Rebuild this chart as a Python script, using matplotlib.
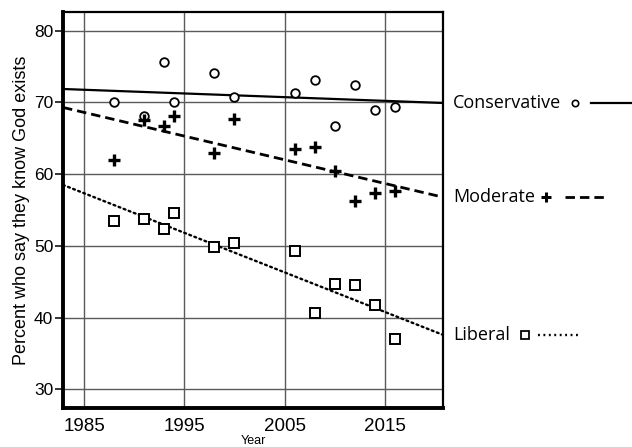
import numpy as np
import matplotlib
matplotlib.use("Agg")
from matplotlib import pyplot as plt
from matplotlib import transforms
from matplotlib.lines import Line2D

# survey years and share who say they know God exists, by political view
years = [1988, 1991, 1993, 1994, 1998, 2000, 2006, 2008, 2010, 2012, 2014, 2016]
conservative = [70.0, 68.1, 75.6, 70.0, 74.1, 70.8, 71.3, 73.1, 66.7, 72.5, 68.9, 69.3]
moderate = [62.0, 67.5, 66.7, 68.1, 63.0, 67.7, 63.5, 63.8, 60.4, 56.3, 57.4, 57.6]
liberal = [53.5, 53.7, 52.3, 54.6, 49.9, 50.4, 49.3, 40.6, 44.7, 44.6, 41.7, 37.0]
groups = ["Conservative", "Moderate", "Liberal"]

x_ticks = [1985, 1995, 2005, 2015]
y_ticks = [30, 40, 50, 60, 70, 80]
xlim = (1982.9, 2020.8)
ylim = (27.4, 82.6)

plt.rcParams['font.family'] = ['Liberation Sans', 'DejaVu Sans']

fig = plt.figure(figsize=(6.32, 4.47), dpi=100)
ax = fig.add_axes([0.0997, 0.0872, 0.6013, 0.8858])

styles = {
    "Conservative": dict(marker='o', ms=6.2, mew=1.3, mfc='white', ls='-', lw=1.6),
    "Moderate": dict(marker='+', ms=8, mew=2.4, mfc='none', ls=(0, (3.4, 1.8)), lw=2.0),
    "Liberal": dict(marker='s', ms=7.2, mew=1.4, mfc='white', ls=(0, (0.8, 1.5)), lw=1.7),
}
series = [conservative, moderate, liberal]

x = np.array(years, dtype=float)
fit_x = np.array(xlim)
ends = {}
for name, vals in zip(groups, series):
    st = styles[name]
    # least squares trend across the whole x range
    b, a = np.polyfit(x, vals, 1)
    fit_y = a + b * fit_x
    ax.plot(fit_x, fit_y, color='black', ls=st['ls'], lw=st['lw'], zorder=3,
            dash_capstyle='butt' if name != "Liberal" else 'round')
    ax.plot(x, vals, ls='none', marker=st['marker'], ms=st['ms'], mew=st['mew'],
            mfc=st['mfc'], mec='black', zorder=4)
    ends[name] = fit_y[-1]

ax.set_xlim(*xlim)
ax.set_ylim(*ylim)
ax.set_xticks(x_ticks)
ax.set_yticks(y_ticks)
ax.grid(True, color='#5a5a5a', lw=1.0)
ax.set_axisbelow(True)
ax.tick_params(axis='x', length=0, labelsize=13.5, pad=7)
ax.tick_params(axis='y', length=6, width=1.1, labelsize=12.5, pad=1)
for side in ['left', 'bottom']:
    ax.spines[side].set_linewidth(2.8)
for side in ['top', 'right']:
    ax.spines[side].set_linewidth(1.6)
ax.set_xlabel("Year", fontsize=9, labelpad=0)
ax.set_ylabel("Percent who say they know God exists", fontsize=13, labelpad=3)

# labels to the right of the plot with a marker and line sample
trans = transforms.blended_transform_factory(fig.transFigure, ax.transData)
label_x = 453 / 632
texts = {}
for name in groups:
    texts[name] = fig.text(label_x, ends[name], name, transform=trans,
                           ha='left', va='center', fontsize=13,
                           family=['Open Sans', 'DejaVu Sans'])
fig.canvas.draw()
r = fig.canvas.get_renderer()
W = fig.bbox.width
# gap to marker, gap marker to sample, sample length (pixels)
offsets = {"Conservative": (14, 16, 42), "Moderate": (11, 19, 40), "Liberal": (15, 13, 40)}
legend_ms = {"Conservative": 4.6, "Moderate": 7.5, "Liberal": 6.2}
for name in groups:
    st = styles[name]
    bb = texts[name].get_window_extent(r)
    gap, gap2, length = offsets[name]
    mx = bb.x1 + gap
    y = ends[name]
    fig.add_artist(Line2D([mx / W], [y], transform=trans, marker=st['marker'],
                          ms=legend_ms[name], mew=st['mew'] * 0.9, mfc=st['mfc'],
                          mec='black', ls='none'))
    x0 = (mx + gap2) / W
    x1 = x0 + length / W
    fig.add_artist(Line2D([x0, x1], [y, y], transform=trans, color='black',
                          ls=st['ls'], lw=st['lw']))

fig.savefig("out.png", dpi=100)
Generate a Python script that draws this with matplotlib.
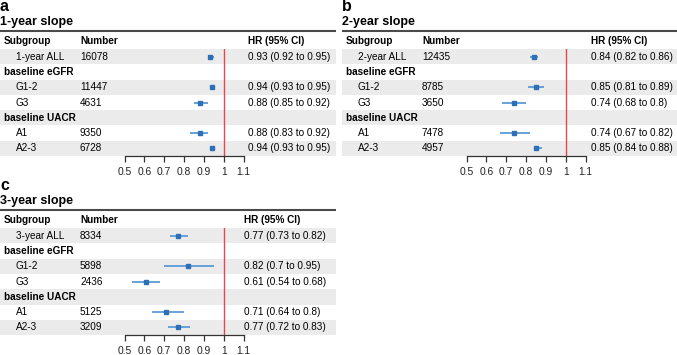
import numpy as np
import matplotlib
matplotlib.use("Agg")
import matplotlib.pyplot as plt

plt.rcParams['font.family'] = ['Liberation Sans', 'DejaVu Sans']

# data
subgroups_a = ["1-year ALL", "baseline eGFR", "G1-2", "G3", "baseline UACR", "A1", "A2-3"]
subgroups_b = ["2-year ALL", "baseline eGFR", "G1-2", "G3", "baseline UACR", "A1", "A2-3"]
subgroups_c = ["3-year ALL", "baseline eGFR", "G1-2", "G3", "baseline UACR", "A1", "A2-3"]
is_header = [False, True, False, False, True, False, False]

number_a = ["16078", "", "11447", "4631", "", "9350", "6728"]
number_b = ["12435", "", "8785", "3650", "", "7478", "4957"]
number_c = ["8334", "", "5898", "2436", "", "5125", "3209"]

nan = np.nan
hr_a = [0.93, nan, 0.94, 0.88, nan, 0.88, 0.94]
lo_a = [0.92, nan, 0.93, 0.85, nan, 0.83, 0.93]
hi_a = [0.95, nan, 0.95, 0.92, nan, 0.92, 0.95]

hr_b = [0.84, nan, 0.85, 0.74, nan, 0.74, 0.85]
lo_b = [0.82, nan, 0.81, 0.68, nan, 0.67, 0.84]
hi_b = [0.86, nan, 0.89, 0.80, nan, 0.82, 0.88]

hr_c = [0.77, nan, 0.82, 0.61, nan, 0.71, 0.77]
lo_c = [0.73, nan, 0.70, 0.54, nan, 0.64, 0.72]
hi_c = [0.82, nan, 0.95, 0.68, nan, 0.80, 0.83]

ticks = [0.5, 0.6, 0.7, 0.8, 0.9, 1.0, 1.1]

W, H = 677, 355
fig = plt.figure(figsize=(W / 100, H / 100), dpi=100)

# background axes in pixel coords for the table parts
bg = fig.add_axes([0, 0, 1, 1])
bg.set_xlim(0, W)
bg.set_ylim(H, 0)
bg.axis('off')

ROW_TOP = 49
ROW_H = 15.3
FS = 7.2


def panel(ox, oy, letter, title, subgroups, numbers, hr, lo, hi, hr_x, width):
    bg.text(ox + 0, oy + 11, letter, fontsize=11.5, fontweight='bold', va='baseline', ha='left')
    bg.text(ox + 0, oy + 25, title, fontsize=9, fontweight='bold', va='baseline', ha='left')
    bg.plot([ox, ox + width], [oy + 31, oy + 31], color='#4a4a4a', lw=1.5, solid_capstyle='butt')
    hy = oy + 41
    bg.text(ox + 4, hy, "Subgroup", fontsize=FS, fontweight='bold', va='center')
    bg.text(ox + 80, hy, "Number", fontsize=FS, fontweight='bold', va='center')
    bg.text(ox + hr_x, hy, "HR (95% CI)", fontsize=FS, fontweight='bold', va='center')
    for i, name in enumerate(subgroups):
        top = oy + ROW_TOP + i * ROW_H
        if i % 2 == 0:
            bg.add_patch(plt.Rectangle((ox, top), width, ROW_H, color='#ebebeb', lw=0, zorder=0))
        cy = top + ROW_H / 2
        if is_header[i]:
            bg.text(ox + 4, cy, name, fontsize=FS, fontweight='bold', va='center')
        else:
            bg.text(ox + 16, cy, name, fontsize=FS, va='center')
            bg.text(ox + 80, cy, numbers[i], fontsize=FS, va='center')
            txt = f"{hr[i]:g} ({lo[i]:g} to {hi[i]:g})"
            bg.text(ox + hr_x, cy, txt, fontsize=FS, va='center')

    # forest axes
    x0, x1 = ox + 124.5, ox + 243.5
    y0, y1 = oy + ROW_TOP, oy + ROW_TOP + 7 * ROW_H
    ax = fig.add_axes([x0 / W, 1 - y1 / H, (x1 - x0) / W, (y1 - y0) / H])
    ax.patch.set_alpha(0)
    ax.set_xlim(0.5, 1.1)
    ax.set_ylim(7, 0)
    ys = np.arange(len(hr)) + 0.5
    hr = np.array(hr)
    lo = np.array(lo)
    hi = np.array(hi)
    ok = ~np.isnan(hr)
    ax.hlines(ys[ok], lo[ok], hi[ok], color='#5b9bd5', lw=1.3, zorder=2)
    ax.plot(hr[ok], ys[ok], 's', color='#2d70b5', ms=3.4, zorder=3)
    ax.axvline(1.0, color='#e5484d', lw=1.0, zorder=1)
    for s in ['top', 'right', 'left']:
        ax.spines[s].set_visible(False)
    ax.spines['bottom'].set_bounds(0.5, 1.1)
    ax.spines['bottom'].set_color('#333333')
    ax.spines['bottom'].set_linewidth(0.9)
    ax.set_yticks([])
    ax.set_xticks(ticks)
    ax.set_xticklabels([f"{t:g}" for t in ticks])
    ax.tick_params(axis='x', direction='out', length=4, width=0.9, color='#333333',
                   labelsize=7.4, pad=3.5, labelcolor='#222222')
    return ax


panel(0, 0, "a", "1-year slope", subgroups_a, number_a, hr_a, lo_a, hi_a, 248, 336)
panel(342, 0, "b", "2-year slope", subgroups_b, number_b, hr_b, lo_b, hi_b, 249, 336)
panel(0, 179, "c", "3-year slope", subgroups_c, number_c, hr_c, lo_c, hi_c, 244, 336)

fig.savefig("out.png", dpi=100)
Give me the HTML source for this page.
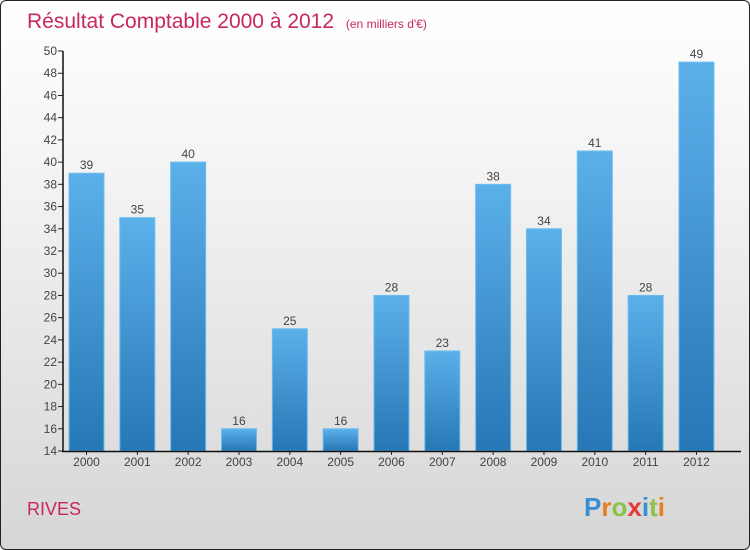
<!DOCTYPE html>
<html><head><meta charset="utf-8"><style>
body{margin:0;width:750px;height:550px;overflow:hidden;font-family:"Liberation Sans",sans-serif}
#frame{position:absolute;left:0;top:0;width:748px;height:548px;border:1px solid #222;border-radius:6px;background:linear-gradient(#ffffff,#f4f4f4 30%,#d6d6d6);overflow:hidden}
</style></head><body>
<div id="frame">
<svg width="750" height="550">
<defs>
<linearGradient id="bg" x1="0" y1="0" x2="0" y2="1"><stop offset="0" stop-color="#5cb0ea"/><stop offset="1" stop-color="#2677b5"/></linearGradient>
</defs>
<text x="26" y="27" font-size="21" fill="#c8285a">Résultat Comptable 2000 à 2012 <tspan font-size="12" dx="6">(en milliers d'€)</tspan></text>
<g id="plot"></g>
<text x="26" y="514" font-size="18" fill="#c8285a">RIVES</text>
<text x="583" y="515" font-size="26" font-weight="bold"><tspan fill="#3a8fd0">P</tspan><tspan fill="#e67e22">r</tspan><tspan fill="#8bc34a">o</tspan><tspan fill="#e53935">x</tspan><tspan fill="#3a8fd0">i</tspan><tspan fill="#8bc34a">t</tspan><tspan fill="#e67e22">i</tspan></text>
</svg></div>
<script>
const years=["2000","2001","2002","2003","2004","2005","2006","2007","2008","2009","2010","2011","2012"];
const values=[39,35,40,16,25,16,28,23,38,34,41,28,49];
const yTicks=[14,16,18,20,22,24,26,28,30,32,34,36,38,40,42,44,46,48,50];
const NS="http://www.w3.org/2000/svg";
const g=document.getElementById('plot');
const y=v=>450-(v-14)*400/36;
const x=i=>68+i*50.83;
function mk(t,a){const e=document.createElementNS(NS,t);for(const k in a)e.setAttribute(k,a[k]);g.appendChild(e);return e;}
yTicks.forEach(v=>{
 const l=mk('line',{x1:57,x2:62,y1:y(v),y2:y(v),stroke:'#222'});
 
 
 const t=mk('text',{x:56,y:y(v)+4,'text-anchor':'end','font-size':12,fill:'#444'});
 t.textContent=v;
 
 
});
years.forEach((yr,i)=>{
 const v=values[i];
 const r=mk('rect',{x:x(i),y:y(v),width:35,height:450-y(v),fill:'url(#bg)',stroke:'#6cbcf0','stroke-width':1});
 
 
 const t=mk('text',{x:x(i)+17.5,y:y(v)-4,'text-anchor':'middle','font-size':12,fill:'#444'});
 t.textContent=v;
 
 
 const xt=mk('text',{x:x(i)+17.5,y:465,'text-anchor':'middle','font-size':12,fill:'#444'});
 xt.textContent=yr;
 
 
 const tk=mk('line',{x1:x(i)+17.5,x2:x(i)+17.5,y1:450,y2:454,stroke:'#222'});
 
 
});
const ya=mk('line',{x1:62,x2:62,y1:50,y2:451,stroke:'#111','stroke-width':1.5});


const xa=mk('line',{x1:61,x2:740,y1:450.5,y2:450.5,stroke:'#111','stroke-width':1.5});


</script>
</body></html>
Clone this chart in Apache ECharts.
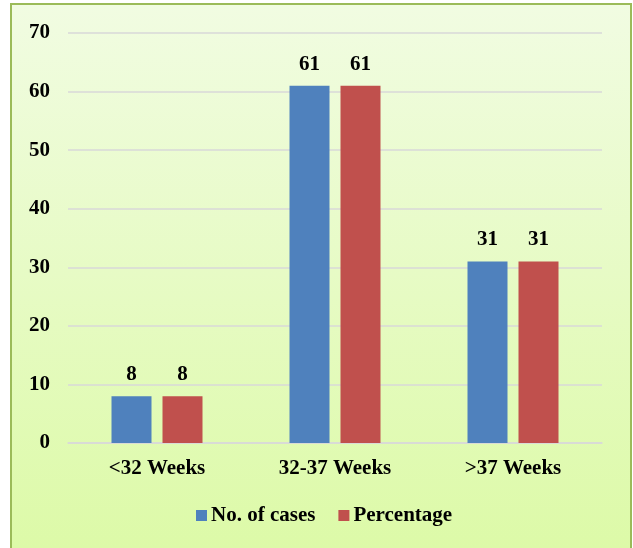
<!DOCTYPE html>
<html>
<head>
<meta charset="utf-8">
<script src="https://cdn.jsdelivr.net/npm/echarts@6/dist/echarts.min.js"></script>
<style>
  html, body { margin: 0; padding: 0; background: #fff; }
  #chart { width: 633px; height: 548px; }
</style>
</head>
<body>
<div id="chart"></div>
<script>
// data
const categories = ['<32 Weeks', '32-37 Weeks', '>37 Weeks'];
const seriesNames = ['No. of cases', 'Percentage'];
const cases = [8, 61, 31];
const percentage = [8, 61, 31];
const yTicks = [0, 10, 20, 30, 40, 50, 60, 70];

const colorList = ['#4F81BD', '#C0504D'];
const font = '"Liberation Serif", "Times New Roman", serif';

const chart = echarts.init(document.getElementById('chart'));

const barLabel = {
  show: true,
  position: 'top',
  distance: 11,
  color: '#000',
  fontFamily: font,
  fontWeight: 'bold',
  fontSize: 21
};

const option = {
  backgroundColor: '#fff',
  animation: false,
  graphic: [
    {
      type: 'rect',
      z: -10,
      silent: true,
      shape: { x: 11, y: 4, width: 620, height: 560 },
      style: {
        fill: new echarts.graphic.LinearGradient(0, 0, 0, 1, [
          { offset: 0, color: '#F1FCE2' },
          { offset: 1, color: '#DCFAA6' }
        ]),
        stroke: '#9BBB59',
        lineWidth: 2
      }
    }
  ],
  grid: {
    left: 68,
    right: 31,
    top: 33,
    bottom: 105
  },
  legend: {
    bottom: 17,
    left: 191,
    itemWidth: 11,
    itemHeight: 11,
    itemGap: 23,
    icon: 'rect',
    textStyle: {
      color: '#000',
      fontFamily: font,
      fontWeight: 'bold',
      fontSize: 21,
      padding: [0, 0, 0, -1]
    },
    data: seriesNames
  },
  xAxis: {
    type: 'category',
    data: categories,
    axisTick: { show: false },
    axisLine: { lineStyle: { color: '#D9D9D9', width: 1.5 } },
    axisLabel: {
      margin: 15,
      color: '#000',
      fontFamily: font,
      fontWeight: 'bold',
      fontSize: 21
    }
  },
  yAxis: {
    type: 'value',
    min: yTicks[0],
    max: yTicks[yTicks.length - 1],
    interval: 10,
    axisLine: { show: false },
    axisTick: { show: false },
    splitLine: { lineStyle: { color: '#D9D9D9', width: 1.5 } },
    axisLabel: {
      margin: 18,
      color: '#000',
      fontFamily: font,
      fontWeight: 'bold',
      fontSize: 21
    }
  },
  series: [
    {
      name: seriesNames[0],
      type: 'bar',
      data: cases,
      barWidth: 40,
      barGap: '27.5%',
      itemStyle: { color: colorList[0] },
      label: barLabel
    },
    {
      name: seriesNames[1],
      type: 'bar',
      data: percentage,
      barWidth: 40,
      itemStyle: { color: colorList[1] },
      label: barLabel
    }
  ]
};

chart.setOption(option);
</script>
</body>
</html>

§ EXERCISE
Transcribe the entries from their first line to the line that holds "from matplotlib.lines import Line2D", both included, and skip every picture.

§ RESPONSE TO THE TASK
Rebuild this chart as a Python script, using matplotlib.
import numpy as np
import matplotlib
matplotlib.use("Agg")
from matplotlib import pyplot as plt
from matplotlib import transforms
from matplotlib.lines import Line2D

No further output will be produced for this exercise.